Extracted data
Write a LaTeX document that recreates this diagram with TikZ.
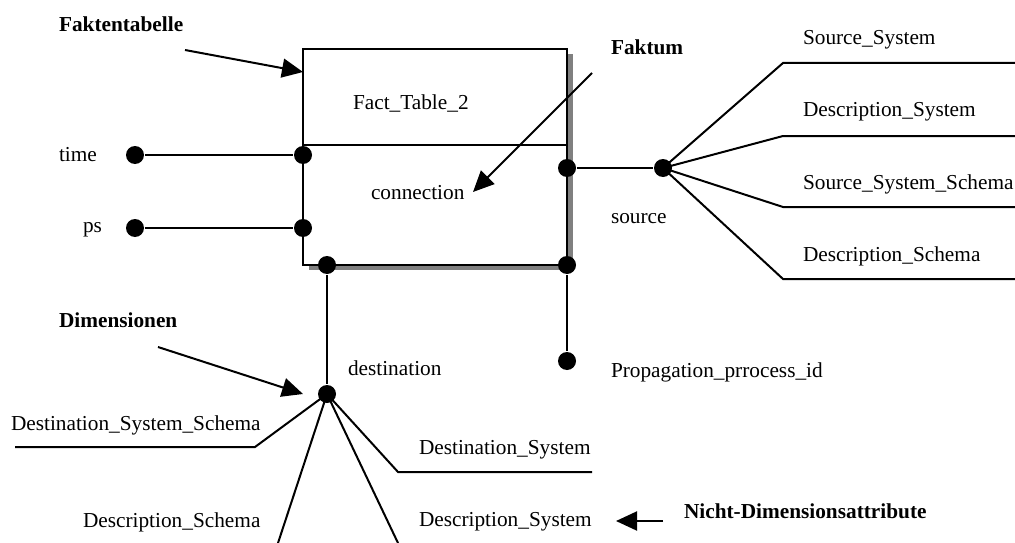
* * *
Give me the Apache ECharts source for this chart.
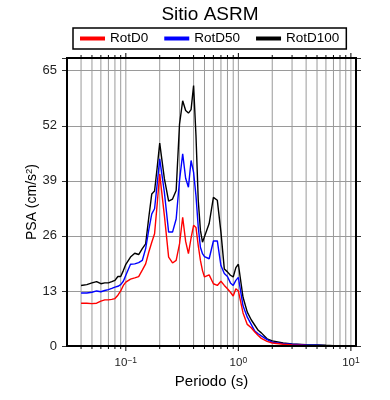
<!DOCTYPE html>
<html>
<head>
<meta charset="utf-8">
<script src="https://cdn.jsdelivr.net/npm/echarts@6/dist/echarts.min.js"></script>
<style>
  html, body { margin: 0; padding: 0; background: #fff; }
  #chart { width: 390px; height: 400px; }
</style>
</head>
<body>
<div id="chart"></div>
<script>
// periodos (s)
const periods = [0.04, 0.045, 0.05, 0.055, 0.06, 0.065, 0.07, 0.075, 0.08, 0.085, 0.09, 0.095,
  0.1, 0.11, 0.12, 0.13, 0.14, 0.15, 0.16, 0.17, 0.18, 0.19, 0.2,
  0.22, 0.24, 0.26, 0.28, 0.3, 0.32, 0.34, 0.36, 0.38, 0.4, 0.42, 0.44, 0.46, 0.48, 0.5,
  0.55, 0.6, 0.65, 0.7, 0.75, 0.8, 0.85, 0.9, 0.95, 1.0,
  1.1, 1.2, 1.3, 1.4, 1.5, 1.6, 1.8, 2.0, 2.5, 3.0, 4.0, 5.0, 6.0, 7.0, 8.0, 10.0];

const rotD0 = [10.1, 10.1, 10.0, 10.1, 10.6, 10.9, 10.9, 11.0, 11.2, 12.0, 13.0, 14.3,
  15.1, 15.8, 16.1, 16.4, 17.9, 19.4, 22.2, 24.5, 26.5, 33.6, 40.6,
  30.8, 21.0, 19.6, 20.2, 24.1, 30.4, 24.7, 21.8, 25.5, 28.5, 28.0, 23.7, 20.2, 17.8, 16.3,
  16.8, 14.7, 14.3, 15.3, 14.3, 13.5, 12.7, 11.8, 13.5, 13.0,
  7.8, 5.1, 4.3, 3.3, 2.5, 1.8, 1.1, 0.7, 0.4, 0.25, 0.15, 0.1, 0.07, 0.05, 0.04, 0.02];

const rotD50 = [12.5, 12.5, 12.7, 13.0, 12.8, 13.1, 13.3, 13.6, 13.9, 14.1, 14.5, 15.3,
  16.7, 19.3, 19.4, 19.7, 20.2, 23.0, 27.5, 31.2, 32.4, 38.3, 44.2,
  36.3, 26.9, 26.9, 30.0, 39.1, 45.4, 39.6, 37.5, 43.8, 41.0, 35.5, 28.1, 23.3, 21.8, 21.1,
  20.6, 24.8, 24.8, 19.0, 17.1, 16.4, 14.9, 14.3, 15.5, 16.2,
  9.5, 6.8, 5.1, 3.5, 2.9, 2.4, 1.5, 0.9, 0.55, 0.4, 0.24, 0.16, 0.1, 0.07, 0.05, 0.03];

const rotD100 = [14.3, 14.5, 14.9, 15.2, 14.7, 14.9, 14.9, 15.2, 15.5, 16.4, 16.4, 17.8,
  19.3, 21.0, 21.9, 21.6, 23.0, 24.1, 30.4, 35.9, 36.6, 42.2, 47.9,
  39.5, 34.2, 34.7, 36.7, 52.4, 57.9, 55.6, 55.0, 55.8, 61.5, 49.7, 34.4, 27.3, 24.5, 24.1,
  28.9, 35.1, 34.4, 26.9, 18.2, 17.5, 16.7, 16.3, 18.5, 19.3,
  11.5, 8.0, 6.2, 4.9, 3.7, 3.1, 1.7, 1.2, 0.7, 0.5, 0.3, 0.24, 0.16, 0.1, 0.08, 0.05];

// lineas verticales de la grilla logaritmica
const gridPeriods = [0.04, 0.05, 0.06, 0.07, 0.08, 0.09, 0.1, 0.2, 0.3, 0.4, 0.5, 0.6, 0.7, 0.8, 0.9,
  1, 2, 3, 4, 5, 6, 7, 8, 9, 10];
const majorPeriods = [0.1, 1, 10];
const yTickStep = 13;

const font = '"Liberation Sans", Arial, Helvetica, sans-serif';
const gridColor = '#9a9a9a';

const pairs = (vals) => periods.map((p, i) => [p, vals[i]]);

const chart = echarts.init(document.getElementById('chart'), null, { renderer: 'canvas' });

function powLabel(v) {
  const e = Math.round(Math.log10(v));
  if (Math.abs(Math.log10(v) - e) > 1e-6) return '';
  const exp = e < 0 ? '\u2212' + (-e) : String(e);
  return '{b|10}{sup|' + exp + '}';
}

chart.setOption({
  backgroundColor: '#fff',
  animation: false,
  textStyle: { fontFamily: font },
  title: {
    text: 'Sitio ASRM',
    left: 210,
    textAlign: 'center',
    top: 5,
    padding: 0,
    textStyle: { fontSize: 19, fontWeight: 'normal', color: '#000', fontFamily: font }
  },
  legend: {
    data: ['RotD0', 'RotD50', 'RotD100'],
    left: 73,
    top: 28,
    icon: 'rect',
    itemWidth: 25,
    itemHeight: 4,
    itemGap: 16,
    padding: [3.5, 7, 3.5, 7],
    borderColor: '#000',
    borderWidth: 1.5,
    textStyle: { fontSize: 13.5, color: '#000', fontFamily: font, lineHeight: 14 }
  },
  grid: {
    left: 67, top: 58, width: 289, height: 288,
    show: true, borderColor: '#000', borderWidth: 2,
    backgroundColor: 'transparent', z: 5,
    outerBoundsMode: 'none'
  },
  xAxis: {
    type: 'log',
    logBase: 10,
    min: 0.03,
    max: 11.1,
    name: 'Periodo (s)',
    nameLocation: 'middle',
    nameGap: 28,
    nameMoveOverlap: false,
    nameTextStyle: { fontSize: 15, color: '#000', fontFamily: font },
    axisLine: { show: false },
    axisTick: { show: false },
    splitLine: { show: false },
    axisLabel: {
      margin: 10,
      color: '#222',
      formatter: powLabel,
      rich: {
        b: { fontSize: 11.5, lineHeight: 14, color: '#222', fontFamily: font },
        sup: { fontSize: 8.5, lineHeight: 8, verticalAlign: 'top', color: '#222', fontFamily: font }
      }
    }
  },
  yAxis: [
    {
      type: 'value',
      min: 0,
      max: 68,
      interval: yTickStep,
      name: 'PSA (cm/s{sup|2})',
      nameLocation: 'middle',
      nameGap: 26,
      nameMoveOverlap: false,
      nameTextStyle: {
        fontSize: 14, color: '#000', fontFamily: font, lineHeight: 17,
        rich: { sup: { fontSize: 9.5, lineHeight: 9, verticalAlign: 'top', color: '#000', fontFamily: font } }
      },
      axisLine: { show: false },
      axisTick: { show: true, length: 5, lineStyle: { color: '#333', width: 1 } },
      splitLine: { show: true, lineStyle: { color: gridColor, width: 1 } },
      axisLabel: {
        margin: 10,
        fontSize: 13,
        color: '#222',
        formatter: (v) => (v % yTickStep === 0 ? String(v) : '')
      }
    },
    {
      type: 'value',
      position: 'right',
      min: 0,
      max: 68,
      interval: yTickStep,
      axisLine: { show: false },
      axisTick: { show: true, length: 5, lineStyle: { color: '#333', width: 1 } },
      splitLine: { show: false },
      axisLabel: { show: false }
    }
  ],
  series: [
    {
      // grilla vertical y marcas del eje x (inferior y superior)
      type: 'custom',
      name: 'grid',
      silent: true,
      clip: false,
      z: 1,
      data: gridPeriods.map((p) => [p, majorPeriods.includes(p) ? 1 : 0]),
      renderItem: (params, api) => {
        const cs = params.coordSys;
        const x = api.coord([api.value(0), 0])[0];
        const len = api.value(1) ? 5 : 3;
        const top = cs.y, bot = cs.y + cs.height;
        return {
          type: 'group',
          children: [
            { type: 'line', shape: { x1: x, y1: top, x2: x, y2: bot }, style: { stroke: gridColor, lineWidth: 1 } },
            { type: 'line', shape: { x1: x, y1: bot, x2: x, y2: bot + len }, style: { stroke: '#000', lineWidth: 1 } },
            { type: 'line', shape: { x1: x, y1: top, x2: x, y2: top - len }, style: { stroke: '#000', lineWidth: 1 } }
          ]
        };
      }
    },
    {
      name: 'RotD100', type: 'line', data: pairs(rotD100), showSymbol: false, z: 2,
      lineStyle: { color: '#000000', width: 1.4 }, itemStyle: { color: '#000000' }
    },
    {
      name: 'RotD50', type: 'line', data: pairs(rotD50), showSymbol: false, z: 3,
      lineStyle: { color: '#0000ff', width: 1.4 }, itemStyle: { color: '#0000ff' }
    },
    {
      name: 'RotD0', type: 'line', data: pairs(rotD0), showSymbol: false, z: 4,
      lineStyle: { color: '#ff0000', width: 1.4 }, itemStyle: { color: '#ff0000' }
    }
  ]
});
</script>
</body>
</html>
--
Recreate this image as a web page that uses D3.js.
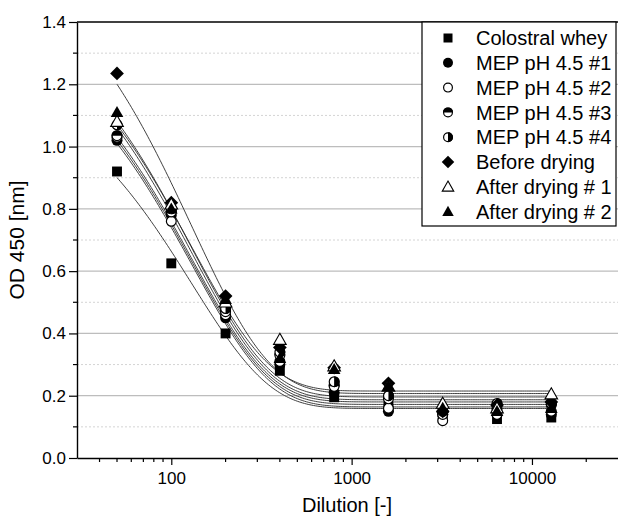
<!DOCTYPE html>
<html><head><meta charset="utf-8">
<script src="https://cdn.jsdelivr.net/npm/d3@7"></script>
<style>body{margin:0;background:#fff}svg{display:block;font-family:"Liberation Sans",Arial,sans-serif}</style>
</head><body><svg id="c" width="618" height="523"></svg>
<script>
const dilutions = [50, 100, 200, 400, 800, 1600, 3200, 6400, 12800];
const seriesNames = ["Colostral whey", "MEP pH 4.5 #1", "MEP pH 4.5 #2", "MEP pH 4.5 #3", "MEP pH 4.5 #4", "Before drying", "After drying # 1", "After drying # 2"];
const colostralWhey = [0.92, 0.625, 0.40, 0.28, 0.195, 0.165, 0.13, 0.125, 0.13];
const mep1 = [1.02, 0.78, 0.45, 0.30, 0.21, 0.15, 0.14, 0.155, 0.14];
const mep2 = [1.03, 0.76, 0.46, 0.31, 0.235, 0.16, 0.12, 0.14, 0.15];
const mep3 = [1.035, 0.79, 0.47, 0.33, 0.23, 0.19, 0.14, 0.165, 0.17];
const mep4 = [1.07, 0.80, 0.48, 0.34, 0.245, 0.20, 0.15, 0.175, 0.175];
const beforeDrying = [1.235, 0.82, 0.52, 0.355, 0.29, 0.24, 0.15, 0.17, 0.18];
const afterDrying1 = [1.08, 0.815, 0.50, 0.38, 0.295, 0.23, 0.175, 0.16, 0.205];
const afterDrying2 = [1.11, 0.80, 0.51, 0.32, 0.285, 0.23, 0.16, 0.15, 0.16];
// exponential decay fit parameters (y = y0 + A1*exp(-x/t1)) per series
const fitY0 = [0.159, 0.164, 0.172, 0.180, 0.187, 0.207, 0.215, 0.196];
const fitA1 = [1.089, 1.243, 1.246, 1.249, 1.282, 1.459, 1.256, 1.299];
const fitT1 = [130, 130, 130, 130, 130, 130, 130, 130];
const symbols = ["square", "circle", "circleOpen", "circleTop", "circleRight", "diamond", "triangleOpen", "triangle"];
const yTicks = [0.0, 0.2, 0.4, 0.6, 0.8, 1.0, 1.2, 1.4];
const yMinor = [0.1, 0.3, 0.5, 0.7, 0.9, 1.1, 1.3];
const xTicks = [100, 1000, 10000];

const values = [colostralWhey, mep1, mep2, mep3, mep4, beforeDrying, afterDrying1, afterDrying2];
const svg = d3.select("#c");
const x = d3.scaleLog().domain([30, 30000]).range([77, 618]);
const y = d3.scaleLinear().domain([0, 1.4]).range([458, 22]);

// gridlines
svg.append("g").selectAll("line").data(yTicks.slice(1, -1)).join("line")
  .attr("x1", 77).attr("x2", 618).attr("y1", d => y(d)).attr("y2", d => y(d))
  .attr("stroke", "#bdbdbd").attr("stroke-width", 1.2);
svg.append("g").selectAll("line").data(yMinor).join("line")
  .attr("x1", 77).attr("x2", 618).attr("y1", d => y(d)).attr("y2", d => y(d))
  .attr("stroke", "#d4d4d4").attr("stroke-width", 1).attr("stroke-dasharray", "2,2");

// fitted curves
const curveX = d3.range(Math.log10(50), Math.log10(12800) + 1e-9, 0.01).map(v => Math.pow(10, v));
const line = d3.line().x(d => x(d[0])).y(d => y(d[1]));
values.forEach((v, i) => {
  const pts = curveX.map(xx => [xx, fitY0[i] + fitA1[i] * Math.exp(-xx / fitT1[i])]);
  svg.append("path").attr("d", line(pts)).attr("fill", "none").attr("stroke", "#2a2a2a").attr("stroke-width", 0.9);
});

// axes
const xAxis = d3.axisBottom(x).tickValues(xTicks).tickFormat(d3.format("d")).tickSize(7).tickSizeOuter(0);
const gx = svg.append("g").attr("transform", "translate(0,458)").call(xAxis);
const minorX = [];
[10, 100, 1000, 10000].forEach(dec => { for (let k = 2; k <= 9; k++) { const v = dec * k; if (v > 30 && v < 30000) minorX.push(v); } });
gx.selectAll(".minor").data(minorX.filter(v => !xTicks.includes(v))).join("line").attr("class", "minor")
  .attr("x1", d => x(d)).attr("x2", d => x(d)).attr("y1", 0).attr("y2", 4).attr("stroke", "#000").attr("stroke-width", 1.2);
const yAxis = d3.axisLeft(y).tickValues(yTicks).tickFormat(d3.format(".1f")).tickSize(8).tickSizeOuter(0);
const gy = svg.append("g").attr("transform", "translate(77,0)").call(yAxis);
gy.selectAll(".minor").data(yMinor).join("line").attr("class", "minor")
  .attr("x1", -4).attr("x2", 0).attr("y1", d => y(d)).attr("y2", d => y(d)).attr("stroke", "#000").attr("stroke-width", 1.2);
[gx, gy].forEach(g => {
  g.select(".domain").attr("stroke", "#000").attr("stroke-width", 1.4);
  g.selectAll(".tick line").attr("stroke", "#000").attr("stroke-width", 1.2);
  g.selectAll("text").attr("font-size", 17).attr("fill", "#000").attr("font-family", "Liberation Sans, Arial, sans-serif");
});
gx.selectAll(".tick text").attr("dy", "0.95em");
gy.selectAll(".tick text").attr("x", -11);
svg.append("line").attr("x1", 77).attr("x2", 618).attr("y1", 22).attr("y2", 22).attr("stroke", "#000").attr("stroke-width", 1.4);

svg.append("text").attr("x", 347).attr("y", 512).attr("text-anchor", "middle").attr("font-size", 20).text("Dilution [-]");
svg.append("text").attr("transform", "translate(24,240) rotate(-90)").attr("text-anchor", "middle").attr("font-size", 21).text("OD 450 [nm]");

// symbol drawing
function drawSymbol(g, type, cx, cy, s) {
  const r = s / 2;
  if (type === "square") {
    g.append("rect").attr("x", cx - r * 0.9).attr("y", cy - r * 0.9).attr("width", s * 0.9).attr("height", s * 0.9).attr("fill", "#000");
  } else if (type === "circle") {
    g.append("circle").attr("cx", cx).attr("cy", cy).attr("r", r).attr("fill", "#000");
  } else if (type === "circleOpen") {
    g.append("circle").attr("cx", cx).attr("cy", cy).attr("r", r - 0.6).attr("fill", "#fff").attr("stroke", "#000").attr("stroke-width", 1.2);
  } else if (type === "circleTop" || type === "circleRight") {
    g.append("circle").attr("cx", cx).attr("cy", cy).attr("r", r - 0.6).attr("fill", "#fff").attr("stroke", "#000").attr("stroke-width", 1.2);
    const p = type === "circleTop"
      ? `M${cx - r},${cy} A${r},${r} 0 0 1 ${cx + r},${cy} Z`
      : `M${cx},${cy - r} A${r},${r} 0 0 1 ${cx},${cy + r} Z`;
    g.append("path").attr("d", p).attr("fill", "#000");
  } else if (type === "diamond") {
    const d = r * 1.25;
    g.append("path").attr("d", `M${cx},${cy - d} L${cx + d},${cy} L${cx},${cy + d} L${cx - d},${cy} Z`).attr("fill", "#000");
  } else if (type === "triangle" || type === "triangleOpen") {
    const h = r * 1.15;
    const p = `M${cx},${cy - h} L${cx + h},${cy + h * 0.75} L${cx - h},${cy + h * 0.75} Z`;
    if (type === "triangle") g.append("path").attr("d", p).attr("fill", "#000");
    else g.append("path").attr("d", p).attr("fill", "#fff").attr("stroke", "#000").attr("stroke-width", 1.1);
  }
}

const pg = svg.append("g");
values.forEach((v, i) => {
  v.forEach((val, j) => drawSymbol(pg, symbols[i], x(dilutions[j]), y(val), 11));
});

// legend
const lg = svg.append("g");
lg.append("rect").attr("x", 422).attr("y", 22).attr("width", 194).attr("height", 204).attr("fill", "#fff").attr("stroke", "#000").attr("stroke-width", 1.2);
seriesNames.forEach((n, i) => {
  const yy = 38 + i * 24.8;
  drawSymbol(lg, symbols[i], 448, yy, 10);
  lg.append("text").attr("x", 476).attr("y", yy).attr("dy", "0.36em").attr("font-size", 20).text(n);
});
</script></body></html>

Task prompt
Write out the lines running from the one that contains "Give me the" through the one that contains "0.1, 0.08, 0.05];", ends included, and nothing else. Pictures stay out of the copy.

Answer in full
Give me the Apache ECharts source for this chart.
<!DOCTYPE html>
<html>
<head>
<meta charset="utf-8">
<script src="https://cdn.jsdelivr.net/npm/echarts@6/dist/echarts.min.js"></script>
<style>
  html, body { margin: 0; padding: 0; background: #fff; }
  #chart { width: 390px; height: 400px; }
</style>
</head>
<body>
<div id="chart"></div>
<script>
// periodos (s)
const periods = [0.04, 0.045, 0.05, 0.055, 0.06, 0.065, 0.07, 0.075, 0.08, 0.085, 0.09, 0.095,
  0.1, 0.11, 0.12, 0.13, 0.14, 0.15, 0.16, 0.17, 0.18, 0.19, 0.2,
  0.22, 0.24, 0.26, 0.28, 0.3, 0.32, 0.34, 0.36, 0.38, 0.4, 0.42, 0.44, 0.46, 0.48, 0.5,
  0.55, 0.6, 0.65, 0.7, 0.75, 0.8, 0.85, 0.9, 0.95, 1.0,
  1.1, 1.2, 1.3, 1.4, 1.5, 1.6, 1.8, 2.0, 2.5, 3.0, 4.0, 5.0, 6.0, 7.0, 8.0, 10.0];

const rotD0 = [10.1, 10.1, 10.0, 10.1, 10.6, 10.9, 10.9, 11.0, 11.2, 12.0, 13.0, 14.3,
  15.1, 15.8, 16.1, 16.4, 17.9, 19.4, 22.2, 24.5, 26.5, 33.6, 40.6,
  30.8, 21.0, 19.6, 20.2, 24.1, 30.4, 24.7, 21.8, 25.5, 28.5, 28.0, 23.7, 20.2, 17.8, 16.3,
  16.8, 14.7, 14.3, 15.3, 14.3, 13.5, 12.7, 11.8, 13.5, 13.0,
  7.8, 5.1, 4.3, 3.3, 2.5, 1.8, 1.1, 0.7, 0.4, 0.25, 0.15, 0.1, 0.07, 0.05, 0.04, 0.02];

const rotD50 = [12.5, 12.5, 12.7, 13.0, 12.8, 13.1, 13.3, 13.6, 13.9, 14.1, 14.5, 15.3,
  16.7, 19.3, 19.4, 19.7, 20.2, 23.0, 27.5, 31.2, 32.4, 38.3, 44.2,
  36.3, 26.9, 26.9, 30.0, 39.1, 45.4, 39.6, 37.5, 43.8, 41.0, 35.5, 28.1, 23.3, 21.8, 21.1,
  20.6, 24.8, 24.8, 19.0, 17.1, 16.4, 14.9, 14.3, 15.5, 16.2,
  9.5, 6.8, 5.1, 3.5, 2.9, 2.4, 1.5, 0.9, 0.55, 0.4, 0.24, 0.16, 0.1, 0.07, 0.05, 0.03];

const rotD100 = [14.3, 14.5, 14.9, 15.2, 14.7, 14.9, 14.9, 15.2, 15.5, 16.4, 16.4, 17.8,
  19.3, 21.0, 21.9, 21.6, 23.0, 24.1, 30.4, 35.9, 36.6, 42.2, 47.9,
  39.5, 34.2, 34.7, 36.7, 52.4, 57.9, 55.6, 55.0, 55.8, 61.5, 49.7, 34.4, 27.3, 24.5, 24.1,
  28.9, 35.1, 34.4, 26.9, 18.2, 17.5, 16.7, 16.3, 18.5, 19.3,
  11.5, 8.0, 6.2, 4.9, 3.7, 3.1, 1.7, 1.2, 0.7, 0.5, 0.3, 0.24, 0.16, 0.1, 0.08, 0.05];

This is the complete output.